Responses from Opera-L mostly agreed with my skepticism, but also introduced other thoughts. At first, La Cieca of Parterre Box wrote:
There's an assumption here that HD cinema presentations are intended to "build the audience" for live opera, and I don't know that this was ever a stated objective. What the HD does very definitely do, and does very well, is to extend the reach of the Met's performances, i.e., the number of people who get to see and hear the Met's productions. The maximum number of seats that can be sold to performances in the Met auditorium is about 800,000 per year, and the HD plays to about 3 million per year. In other words, the HD increases the Met's reach by about 400%. And — this is the amazing part — the Met actually makes money while increasing its reach so significantly.
I responded that "building audiences" and "extending reach" sound very similar, and even if the survey shows no intent to attend live performances, all those tushes are occupying seats at opera. La Cieca again:
I think there's going to be an audience for each tier, with some small amount of crossover. To hear and see a complete opera only 20 minutes from your home, on a Saturday afternoon, without having to get dressed up, and from seats that are frankly vastly more comfortable than opera house seats, all for $20 — that is an attractive proposition, especially for people who probably wouldn't go to the opera anyway.
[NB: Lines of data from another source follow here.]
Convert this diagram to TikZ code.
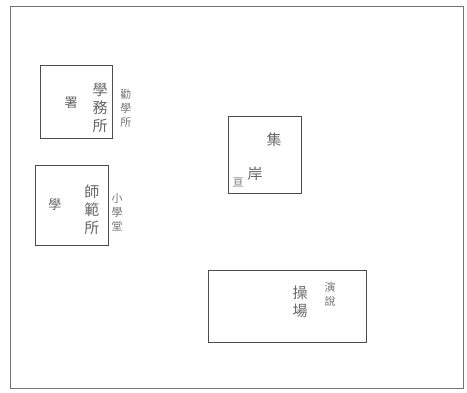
\documentclass[tikz,border=0pt]{standalone}
\usepackage{fontspec}
\newfontfamily\cjk{Noto Sans CJK TC}
\usetikzlibrary{positioning}

\begin{document}
\begin{tikzpicture}[
  x=1pt, y=-1pt,
  room/.style={draw=black!70, line width=0.7pt, inner sep=0pt},
  big/.style={font=\cjk\fontsize{13}{14}\selectfont, text=black!60, inner sep=0pt},
  col/.style={font=\cjk\fontsize{15}{18}\selectfont, text=black!60, align=center, inner sep=0pt},
  note/.style={font=\cjk\fontsize{11}{14}\selectfont, text=black!55, align=center, inner sep=0pt}
]
\useasboundingbox (0,0) rectangle (467,392);
%% FRAME
\draw[black!55, line width=0.8pt] (10,6) rectangle (463,388);
%% ROOMS
\node[room, minimum width=72pt, minimum height=73pt] (r1) at (76,101.5) {};
\node[room, minimum width=73pt, minimum height=80pt] (r2) at (71.5,205) {};
\node[room, minimum width=73pt, minimum height=77pt] (r3) at (264.5,154.5) {};
\node[room, minimum width=158pt, minimum height=72pt] (r4) at (287,306) {};
%% LABELS
\node[big] (t1) at (71,103) {署};
\node[col] (c1) at (100,108) {學\\務\\所};
\node[note] (n1) at (126,108) {勸\\學\\所};
\node[big] (t2) at (55,205) {學};
\node[col] (c2) at (92,210) {師\\範\\所};
\node[note] (n2) at (117,212) {小\\學\\堂};
\node[col] (t3) at (274,140) {集};
\node[col] (t4) at (255,174) {岸};
\node[note] (n3) at (238,182) {亘};
\node[col] (c4) at (300,302) {操\\場};
\node[note] (n4) at (330,294) {演\\說};
\end{tikzpicture}
\end{document}
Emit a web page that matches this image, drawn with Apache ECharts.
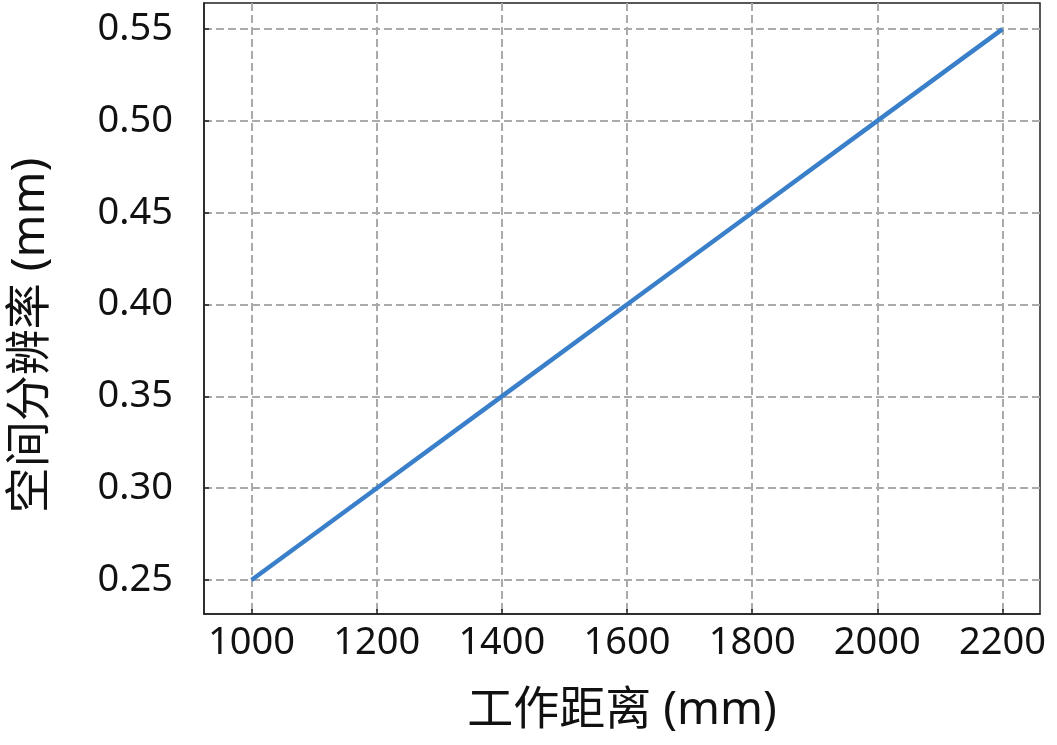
<!DOCTYPE html>
<html>
<head>
<meta charset="utf-8">
<script src="https://cdn.jsdelivr.net/npm/echarts@6/dist/echarts.min.js"></script>
<style>html,body{margin:0;padding:0;background:#fff;}#c{width:1057px;height:745px;}</style>
</head>
<body>
<div id="c"></div>
<script>
const distances = [1000, 1200, 1400, 1600, 1800, 2000, 2200];
const resolution = [0.25, 0.30, 0.35, 0.40, 0.45, 0.50, 0.55];
const xTicks = [1000, 1200, 1400, 1600, 1800, 2000, 2200];
const yTicks = [0.25, 0.30, 0.35, 0.40, 0.45, 0.50, 0.55];
const xName = '工作距离 (mm)';
const yName = '空间分辨率 (mm)';

const FONT = "'Noto Sans', 'Noto Sans CJK SC', sans-serif";
const chart = echarts.init(document.getElementById('c'), null, {renderer: 'canvas'});
const splitStyle = {show: true, lineStyle: {color: '#aaaaaa', width: 2, type: [8, 4]}};
chart.setOption({
  animation: false,
  grid: {left: 204, top: 3, right: 17, bottom: 131, containLabel: false, outerBoundsMode: 'none',
    show: true, borderColor: '#222', borderWidth: 1.5},
  xAxis: {
    type: 'value', min: 924, max: 2260,
    name: xName, nameLocation: 'middle', nameGap: 74,
    nameTextStyle: {fontFamily: FONT, fontSize: 46, color: '#111'},
    axisLine: {show: true, onZero: false, lineStyle: {color: '#222', width: 1.5}},
    axisTick: {show: true, inside: true, length: 5, customValues: xTicks, lineStyle: {color: '#222', width: 1.5}},
    axisLabel: {customValues: xTicks, fontFamily: FONT, fontSize: 38, color: '#111', margin: 10,
      formatter: v => String(v)},
    splitLine: splitStyle
  },
  yAxis: {
    type: 'value', min: 0.2315, max: 0.5642,
    name: yName, nameLocation: 'middle', nameGap: 150, nameRotate: 90,
    nameTextStyle: {fontFamily: FONT, fontSize: 46, color: '#111', padding: [0, 54, 0, 0]},
    axisLine: {show: true, onZero: false, lineStyle: {color: '#222', width: 1.5}},
    axisTick: {show: true, inside: true, length: 5, customValues: yTicks, lineStyle: {color: '#222', width: 1.5}},
    axisLabel: {customValues: yTicks, fontFamily: FONT, fontSize: 38, color: '#111', margin: 31,
      formatter: v => v.toFixed(2)},
    splitLine: splitStyle
  },
  series: [{
    type: 'line',
    data: distances.map((d, i) => [d, resolution[i]]),
    showSymbol: false,
    lineStyle: {color: '#3a7fc9', width: 4.5},
    itemStyle: {color: '#3a7fc9'}
  }]
});
</script>
</body>
</html>
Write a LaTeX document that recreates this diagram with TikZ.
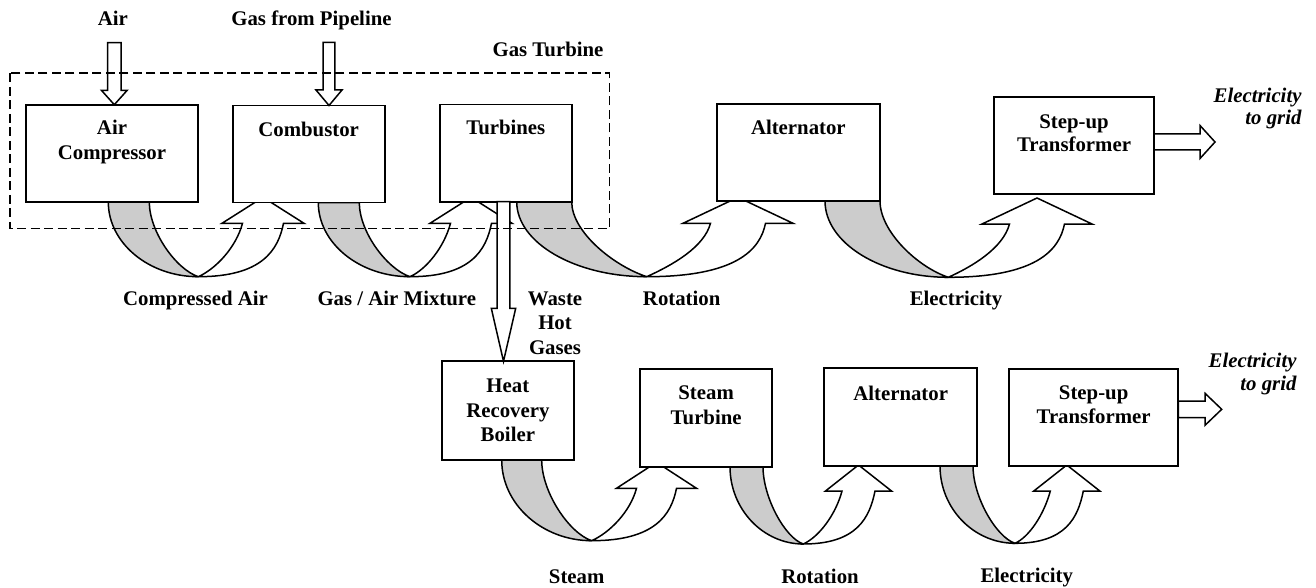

From the UK, Lucia Stefan wrote:
As a Londoner attending both cinema and live opera I would advise to take this study with a pinch of salt. The survey relates to the very specific circumstances of London.
I noticed too that cinema viewers tend to be much older than the people I normally see at the Royal Opera House or the English National Opera.
One explanation could be the cost of tickets, very high at the ROH, a deterrent for older people living on small pensions or for people with average incomes. Adding the expensive parking space in the Covent Garden area, and the difficulty of returning home by public transport if the performance ends very late is another deterrent. Opera at the cinema is the closest to opera these people can realistically afford.
At the other end, very young people will shun opera if they did not attend regularly opera performances with their parents. In Romania, my country of birth, families tend to take their children at opera performances, a tradition still very much alive in Eastern and Central Europe. I started attending opera performances at the age of nine and 45 years down the line I still go to opera.
The high price for a decent opera ticket in the U.S. is a bigger enemy than cinema. In Germany, the public is much younger, including couples with children, simply because tickets are affordable, courtesy of the high subsidies German opera houses receive.